Last weekend, in my home town of Strabane, family and friends could only stand and watch as 1,000 marchers paraded through the streets chanting "IRA! IRA!"

At the centre of it all were Sinn Fein leaders Gerry Adams and Martin McGuinness, surrounded by men in combats and berets. They were there to dedicate a memorial to a couple of young IRA men shot dead in the town more than 20 years ago. I knew one of them. He was young and naive and it was a pointless waste of a life.

We all thought we had moved on since then. Yet here Adams is, still giving rebel-rousing speeches, surrounded by what looks like his own private army, glorifying the useless and bloody struggle we are all trying to put behind us.

His party, facing accusations of money laundering and being implicated in an IRA bank robbery, is on the defensive.

Despite the atmosphere of fear and intimidation, everyone really wants to believe Adams when he says Sinn Fein has no links with terrorism or crime and there will be no return to war. We are all trying hard to preserve this fragile "peace".

In recent years, people all over the world have come to regard Adams as an international statesman. It is time he started to act like one. Getting rid of the heavies in combat gear would be a start.

A FASCINATING woman in her seventies phoned Radio 4's Home Truths programme this week to reveal how, at the end of her tether hand washing and drying towelling nappies in the 1950s, she came up with the ingenious idea of using the wadding in adult incontinent pads for her baby. But cutting them into a convenient nappy size was tough, leaving her with painful blisters.
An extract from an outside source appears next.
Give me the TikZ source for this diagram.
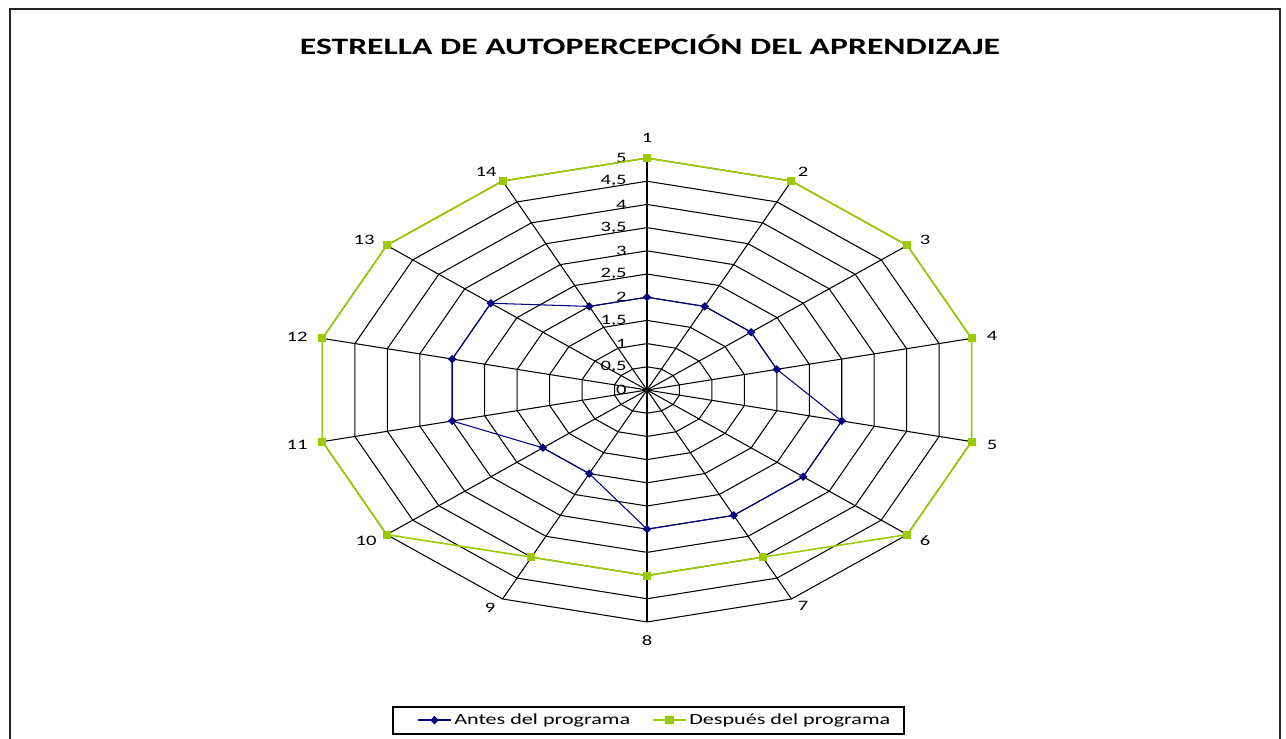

She appealed to everyone, from the chemist's where she bought the wadding, to their suppliers, for help. Eventually, someone gave her the number for one of the top men at Proctor and Gamble. "I'm sure lots of other mothers would want them too," she said. He laughed: "No-one wants to buy something they're going to throw away."

And so, the original inventor of the disposable nappy was put in her place. I wonder how many other mothers have come up with brilliant ideas which they haven't been able to get off the ground because men in suits just don't get the point?

AT last, Education Secretary Ruth Kelly says that, from September, school dinners will have to meet minimum nutritional standards. But why has it taken a celebrity chef with a high profile TV programme to get the Government to sit up and take notice of what they have been feeding our children in school five days a week for the past seven years?

FOLLOWING my comments last week about children asking unexpected questions, a teacher contacted me with the story of an Indian musician who came in to play traditional Asian music to her primary school class. He followed this with an interesting talk and children were asked if they had any questions. A hand shot up: "What colour is your front door?" said the child.